• STATED TASK
Copy every line from the records below that holds the word "this".

begin DATASET ROWS

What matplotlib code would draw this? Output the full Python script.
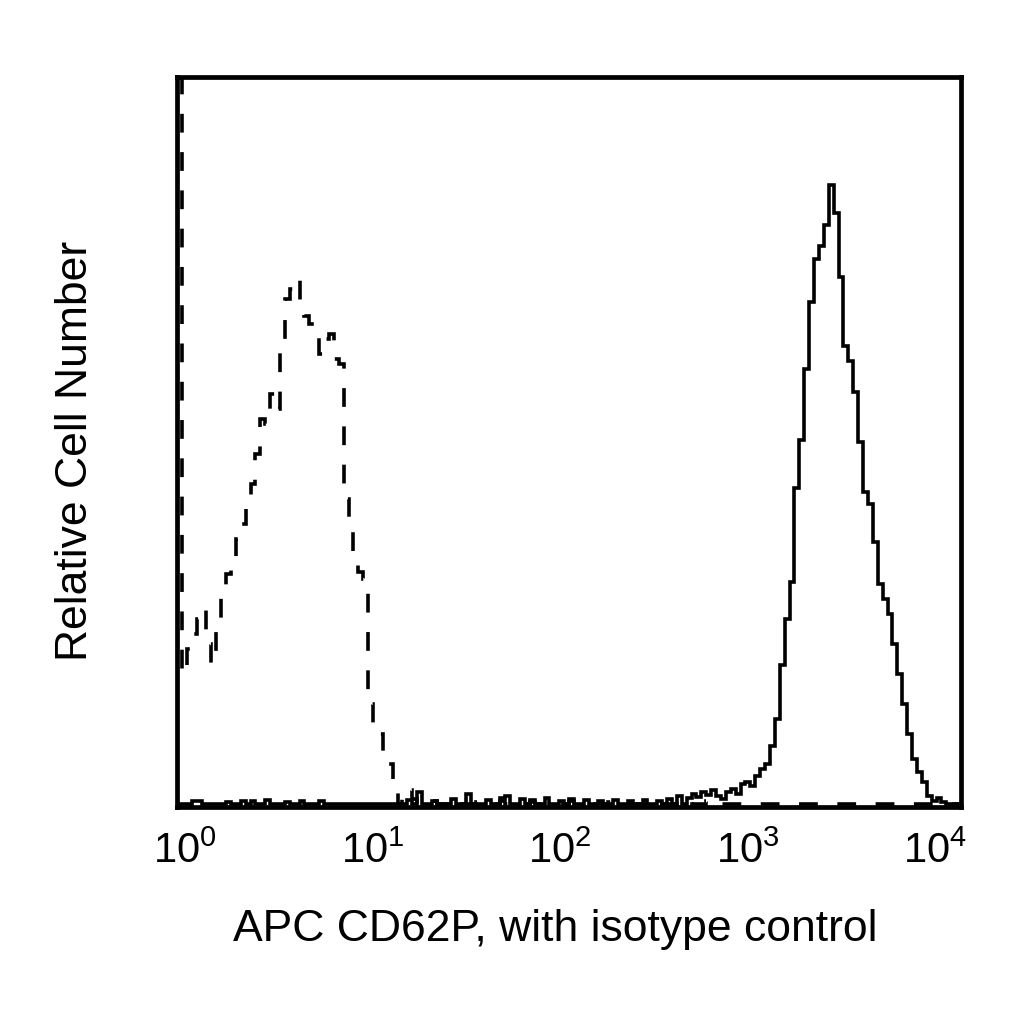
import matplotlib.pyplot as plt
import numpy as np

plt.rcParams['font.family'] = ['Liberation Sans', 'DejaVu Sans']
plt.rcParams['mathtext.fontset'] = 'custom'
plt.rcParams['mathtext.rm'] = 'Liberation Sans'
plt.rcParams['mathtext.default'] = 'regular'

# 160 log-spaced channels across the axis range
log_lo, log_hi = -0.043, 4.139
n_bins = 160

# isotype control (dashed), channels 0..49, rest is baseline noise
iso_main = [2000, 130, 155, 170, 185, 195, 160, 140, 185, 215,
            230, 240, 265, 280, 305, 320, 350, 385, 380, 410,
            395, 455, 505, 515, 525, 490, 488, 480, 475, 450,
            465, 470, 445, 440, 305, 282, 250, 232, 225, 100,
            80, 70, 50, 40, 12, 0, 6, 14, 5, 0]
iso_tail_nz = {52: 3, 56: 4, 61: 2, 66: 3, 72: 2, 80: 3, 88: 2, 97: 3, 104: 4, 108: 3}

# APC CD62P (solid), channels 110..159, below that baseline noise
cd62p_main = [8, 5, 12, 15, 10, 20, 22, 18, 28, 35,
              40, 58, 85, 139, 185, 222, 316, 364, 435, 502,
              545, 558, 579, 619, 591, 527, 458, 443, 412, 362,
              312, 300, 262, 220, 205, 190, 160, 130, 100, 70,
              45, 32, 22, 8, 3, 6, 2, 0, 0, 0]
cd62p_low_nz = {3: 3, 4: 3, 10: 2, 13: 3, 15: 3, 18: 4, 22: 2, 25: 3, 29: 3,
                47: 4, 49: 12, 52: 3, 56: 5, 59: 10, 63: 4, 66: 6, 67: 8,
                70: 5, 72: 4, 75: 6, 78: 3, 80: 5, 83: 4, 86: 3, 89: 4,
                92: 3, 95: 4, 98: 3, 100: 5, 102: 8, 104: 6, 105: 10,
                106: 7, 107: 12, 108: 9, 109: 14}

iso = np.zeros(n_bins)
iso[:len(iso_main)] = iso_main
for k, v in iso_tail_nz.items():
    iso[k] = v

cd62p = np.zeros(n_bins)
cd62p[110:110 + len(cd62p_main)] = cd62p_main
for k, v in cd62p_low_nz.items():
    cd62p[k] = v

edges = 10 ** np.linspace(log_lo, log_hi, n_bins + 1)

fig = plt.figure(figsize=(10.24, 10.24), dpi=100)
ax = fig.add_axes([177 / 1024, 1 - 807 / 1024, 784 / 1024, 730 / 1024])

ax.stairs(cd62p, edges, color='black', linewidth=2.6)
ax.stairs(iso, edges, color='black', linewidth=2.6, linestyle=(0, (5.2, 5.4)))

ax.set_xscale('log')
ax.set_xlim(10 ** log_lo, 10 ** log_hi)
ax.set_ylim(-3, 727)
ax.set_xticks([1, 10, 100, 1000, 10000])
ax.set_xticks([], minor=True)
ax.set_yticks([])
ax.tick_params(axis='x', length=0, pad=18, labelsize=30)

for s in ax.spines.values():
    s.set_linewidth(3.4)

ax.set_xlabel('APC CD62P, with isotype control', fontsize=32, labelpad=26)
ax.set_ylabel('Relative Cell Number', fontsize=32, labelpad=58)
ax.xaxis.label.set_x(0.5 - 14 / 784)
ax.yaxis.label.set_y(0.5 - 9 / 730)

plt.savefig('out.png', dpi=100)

end DATASET ROWS
begin DATASET ROWS

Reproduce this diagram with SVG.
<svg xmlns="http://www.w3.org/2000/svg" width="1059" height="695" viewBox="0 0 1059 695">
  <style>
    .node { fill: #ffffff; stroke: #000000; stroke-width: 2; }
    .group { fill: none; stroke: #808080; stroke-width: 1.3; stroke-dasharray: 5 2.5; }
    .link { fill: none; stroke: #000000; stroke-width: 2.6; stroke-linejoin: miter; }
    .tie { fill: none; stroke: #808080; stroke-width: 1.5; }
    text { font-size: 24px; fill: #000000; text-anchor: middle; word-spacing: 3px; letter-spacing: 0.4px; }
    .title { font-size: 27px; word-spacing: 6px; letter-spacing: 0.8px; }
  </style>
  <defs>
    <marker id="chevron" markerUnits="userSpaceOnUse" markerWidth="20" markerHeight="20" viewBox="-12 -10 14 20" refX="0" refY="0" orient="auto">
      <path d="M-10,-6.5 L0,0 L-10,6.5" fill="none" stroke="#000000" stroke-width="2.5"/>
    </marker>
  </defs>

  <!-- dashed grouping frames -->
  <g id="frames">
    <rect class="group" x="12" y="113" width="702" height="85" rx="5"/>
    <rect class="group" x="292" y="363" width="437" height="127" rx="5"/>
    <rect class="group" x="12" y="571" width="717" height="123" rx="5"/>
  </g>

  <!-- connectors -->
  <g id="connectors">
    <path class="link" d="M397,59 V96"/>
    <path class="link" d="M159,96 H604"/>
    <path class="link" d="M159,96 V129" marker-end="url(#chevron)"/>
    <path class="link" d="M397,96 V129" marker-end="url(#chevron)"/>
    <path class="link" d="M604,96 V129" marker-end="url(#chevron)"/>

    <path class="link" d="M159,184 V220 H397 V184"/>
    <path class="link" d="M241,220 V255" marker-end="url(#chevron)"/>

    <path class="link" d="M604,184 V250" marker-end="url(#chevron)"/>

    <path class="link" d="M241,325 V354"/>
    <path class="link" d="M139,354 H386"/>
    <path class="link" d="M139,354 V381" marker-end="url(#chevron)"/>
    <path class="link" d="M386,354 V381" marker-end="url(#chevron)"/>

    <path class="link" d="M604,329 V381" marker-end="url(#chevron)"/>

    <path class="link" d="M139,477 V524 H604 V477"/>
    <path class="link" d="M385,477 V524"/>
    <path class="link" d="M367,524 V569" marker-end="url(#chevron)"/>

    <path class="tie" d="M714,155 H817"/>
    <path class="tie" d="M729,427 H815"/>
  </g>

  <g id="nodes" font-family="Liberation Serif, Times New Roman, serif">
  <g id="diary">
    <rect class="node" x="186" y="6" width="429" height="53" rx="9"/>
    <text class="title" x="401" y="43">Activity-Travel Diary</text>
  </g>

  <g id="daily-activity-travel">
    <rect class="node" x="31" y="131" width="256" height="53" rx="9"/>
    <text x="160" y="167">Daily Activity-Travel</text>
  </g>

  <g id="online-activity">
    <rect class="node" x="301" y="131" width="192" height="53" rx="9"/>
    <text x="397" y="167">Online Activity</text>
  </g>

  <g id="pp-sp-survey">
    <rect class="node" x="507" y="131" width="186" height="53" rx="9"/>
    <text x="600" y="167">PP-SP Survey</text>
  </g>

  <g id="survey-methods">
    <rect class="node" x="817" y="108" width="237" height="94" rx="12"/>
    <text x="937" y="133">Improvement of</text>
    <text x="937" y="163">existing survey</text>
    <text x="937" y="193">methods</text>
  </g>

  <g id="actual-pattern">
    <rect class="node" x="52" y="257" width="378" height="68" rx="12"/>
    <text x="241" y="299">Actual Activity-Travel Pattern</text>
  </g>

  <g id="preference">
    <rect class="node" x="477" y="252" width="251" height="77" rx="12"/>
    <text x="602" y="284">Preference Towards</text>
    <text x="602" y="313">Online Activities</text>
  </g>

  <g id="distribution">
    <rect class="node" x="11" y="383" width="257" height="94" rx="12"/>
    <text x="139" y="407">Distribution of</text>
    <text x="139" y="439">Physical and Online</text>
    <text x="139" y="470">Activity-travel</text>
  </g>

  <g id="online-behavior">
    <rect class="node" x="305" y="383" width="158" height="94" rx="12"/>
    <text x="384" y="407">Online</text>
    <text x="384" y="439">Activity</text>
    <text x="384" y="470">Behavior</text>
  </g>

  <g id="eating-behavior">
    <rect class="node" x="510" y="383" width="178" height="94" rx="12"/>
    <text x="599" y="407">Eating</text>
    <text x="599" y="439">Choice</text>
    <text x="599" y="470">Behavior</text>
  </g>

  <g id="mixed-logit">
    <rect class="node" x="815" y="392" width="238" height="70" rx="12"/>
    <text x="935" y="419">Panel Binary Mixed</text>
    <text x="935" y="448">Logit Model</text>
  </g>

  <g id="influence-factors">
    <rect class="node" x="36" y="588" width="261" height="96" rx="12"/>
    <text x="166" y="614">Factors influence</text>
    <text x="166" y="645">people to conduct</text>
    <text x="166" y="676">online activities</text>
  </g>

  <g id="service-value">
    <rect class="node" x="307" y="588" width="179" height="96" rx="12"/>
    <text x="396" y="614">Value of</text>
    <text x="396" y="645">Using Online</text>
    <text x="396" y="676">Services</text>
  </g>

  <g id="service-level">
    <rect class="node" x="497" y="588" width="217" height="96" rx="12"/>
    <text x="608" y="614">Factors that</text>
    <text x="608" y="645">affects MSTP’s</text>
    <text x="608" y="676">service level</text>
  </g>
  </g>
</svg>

end DATASET ROWS

• THE RESULT
What matplotlib code would draw this? Output the full Python script.
Reproduce this diagram with SVG.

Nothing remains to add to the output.